The Obama administration on Wednesday sought to reconcile what it said was solid evidence of an Iranian plot to murder Saudi Arabia's ambassador to the United States with a wave of puzzlement and skepticism from some foreign leaders and outside experts.

world Updated: Oct 14, 2011 00:22 IST

The Obama administration on Wednesday sought to reconcile what it said was solid evidence of an Iranian plot to murder Saudi Arabia's ambassador to the United States with a wave of puzzlement and skepticism from some foreign leaders and outside experts.

Senior American officials themselves were struggling to explain why the Quds Force, an elite international operations unit within Iran's Islamic Revolutionary Guards Corps, would orchestrate such a risky attack in so amateurish a manner.
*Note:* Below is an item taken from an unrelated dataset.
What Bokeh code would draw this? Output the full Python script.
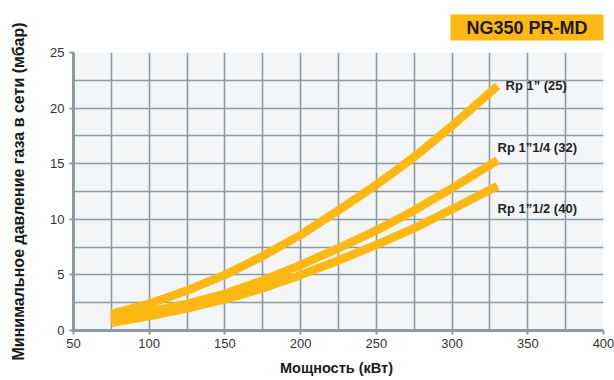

The White House spokesman, Jay Carney, would not go further than to say the plot "clearly involved senior levels of the Quds Force." But other American officials, armed with evidence such as bank transfers and intercepted telephone calls and with knowledge of how the covert unit operated in the past, said they believed that Iran's senior leaders were likely complicit in the plot.

"It would be our assessment that this kind of operation would have been discussed at the highest levels of the regime," said a senior American official, who was not authorized to speak publicly about the government's analysis.

American officials offered no specific evidence linking the plot to Iran's most senior leaders. But they said it was inconceivable in Iran's hierarchy that the leader of the shadowy Quds Force, Maj Gen Qassim Suleimani, was not directly involved, and that the country's supreme leader, Ayatollah Ali Khamenei, was not aware of such a plan.

Iran's leaders marshaled a furious formal rejection Wednesday of the American accusations, calling the case a cynical fabrication meant to vilify Iran and distract Americans from their severe economic problems.

United States officials said they were exploring several theories why the Quds Force, which supplies and trains insurgents around the world, would plot an attack in Washington against a close adviser to the Saudi king. The officials said the plot might indicate a shift to a more combative Iranian foreign policy toward Saudi Arabia and the United States.